There were a number of factors that contributed to our comparable store sales decline. The U.S. residential
construction and home improvement markets continued to be soft and consumers were challenged due to higher
unemployment and an across-the-board tightening of consumer credit availability. We saw relative strength in
Building Materials, Plumbing, Garden/Seasonal and Hardware as comparable store sales in these areas were
above or at the Company average for fiscal 2008. Comparable store sales for Lumber, Flooring, Paint,
Electrical, Kitchen/Bath and Millwork were below the Company average for fiscal 2008. Softness in our big
ticket categories negatively impacted average ticket, which decreased 3.3% to $55.61 for fiscal 2008. Our new
stores cannibalized approximately 5% of our existing stores as of the end of fiscal 2008, which had a negative
impact to comparable store sales of approximately 1%.
Gross Profit
Gross Profit decreased 7.7% to $24.0 billion for fiscal 2008 from $26.0 billion for fiscal 2007. Gross Profit as a
percent of Net Sales was 33.7% for fiscal 2008 compared to 33.6% for fiscal 2007, an increase of four basis
points. This gross margin expansion included $30 million in markdowns taken in connection with our
Rationalization Charges. Excluding these markdowns, our Gross Profit as a percent of Net Sales increased eight
basis points for fiscal 2008, reflecting our focused bay portfolio approach to product assortment.
Operating Expenses
SG&A increased 4.7% to $17.8 billion for fiscal 2008 from $17.1 billion for fiscal 2007. As a percent of Net
Sales, SG&A was 25.0% for fiscal 2008 compared to 22.1% for fiscal 2007. Excluding the Rationalization
Charges, SG&A as a percent of Net Sales for fiscal 2008 was 23.7%, an increase of approximately 170 basis
points over the prior year. The increase in SG&A as a percent of Net Sales for fiscal 2008 was primarily the
result of expense deleverage in the negative comparable store sales environment, as well as an increase of
approximately 70 basis points due to a higher cost of credit associated with the private label credit card
program.

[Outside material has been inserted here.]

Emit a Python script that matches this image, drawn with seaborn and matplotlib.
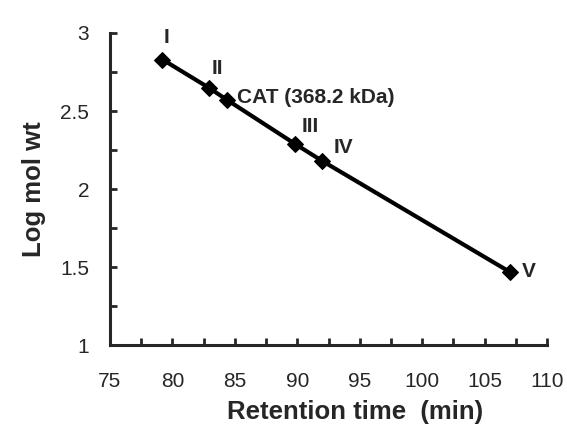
import pandas as pd
import matplotlib
matplotlib.use("Agg")
import matplotlib.pyplot as plt
import seaborn as sns
from matplotlib.ticker import MultipleLocator

# Calibration standards
labels = ["I", "II", "CAT (368.2 kDa)", "III", "IV", "V"]
retention = [79.2, 82.9, 84.4, 89.8, 92.0, 107.0]
log_mw = [2.83, 2.65, 2.57, 2.29, 2.18, 1.47]

df = pd.DataFrame({"Retention time (min)": retention, "Log mol wt": log_mw, "label": labels})

sns.set_style("ticks")
plt.rcParams["font.family"] = ["Liberation Sans", "DejaVu Sans"]

fig = plt.figure(figsize=(5.67, 4.37), dpi=100)
ax = fig.add_axes([0.194, 0.21, 0.771, 0.7145])

sns.lineplot(data=df, x="Retention time (min)", y="Log mol wt", ax=ax,
             color="black", linewidth=3, marker="D", markersize=8,
             markeredgecolor="black", sort=False)

# point labels
offsets = {"I": (1, 9), "II": (2, 7), "CAT (368.2 kDa)": (7, 2),
           "III": (5, 6), "IV": (8, 3), "V": (9, 0)}
for _, r in df.iterrows():
    dx, dy = offsets[r["label"]]
    ax.annotate(r["label"], (r["Retention time (min)"], r["Log mol wt"]),
                xytext=(dx, dy), textcoords="offset points",
                fontsize=15, fontweight="bold", va="bottom" if dy > 2 else "center")

ax.set_xlim(75, 110)
ax.set_ylim(1, 3)
ax.xaxis.set_major_locator(MultipleLocator(5))
ax.xaxis.set_minor_locator(MultipleLocator(2.5))
ax.yaxis.set_minor_locator(MultipleLocator(0.25))
ax.set_yticks([1, 1.5, 2, 2.5, 3])
ax.set_yticklabels(["1", "1.5", "2", "2.5", "3"])

ax.tick_params(which="both", direction="in", width=2, length=5, labelsize=15)
ax.tick_params(axis="x", pad=19)
ax.tick_params(axis="y", pad=15)
sns.despine(ax=ax)
for s in ["left", "bottom"]:
    ax.spines[s].set_linewidth(2.2)

ax.set_xlabel("Retention time  (min)", fontsize=18.5, fontweight="bold")
ax.set_ylabel("Log mol wt", fontsize=18.5, fontweight="bold", labelpad=10)
ax.xaxis.set_label_coords(0.56, -0.175)

fig.savefig("out.png", dpi=100)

For fiscal 2008, the penetration of the private label credit card sales was 28.1% compared to 29.4%
for fiscal 2007.
Depreciation and Amortization increased 4.9% to $1.8 billion for fiscal 2008 from $1.7 billion for fiscal 2007.
Depreciation and Amortization as a percent of Net Sales was 2.5% for fiscal 2008 and 2.2% for fiscal 2007.
The increase as a percent of Net Sales was primarily due to sales deleverage and the depreciation of our
investments in shorter lived assets such as store resets and technology.
Operating Income
Operating Income decreased 39.8% to $4.4 billion for fiscal 2008 from $7.2 billion for fiscal 2007. Operating
Income as a percent of Net Sales was 6.1% for fiscal 2008 compared to 9.4% for fiscal 2007. Excluding the
Rationalization Charges, Operating Income as a percent of Net Sales was 7.4% for fiscal 2008.
Interest and Other, net
In fiscal 2008, we recognized $769 million of Interest and Other, net, compared to $622 million in fiscal 2007.
Interest and Other, net, as a percent of Net Sales was 1.1% for fiscal 2008 compared to 0.8% for fiscal 2007.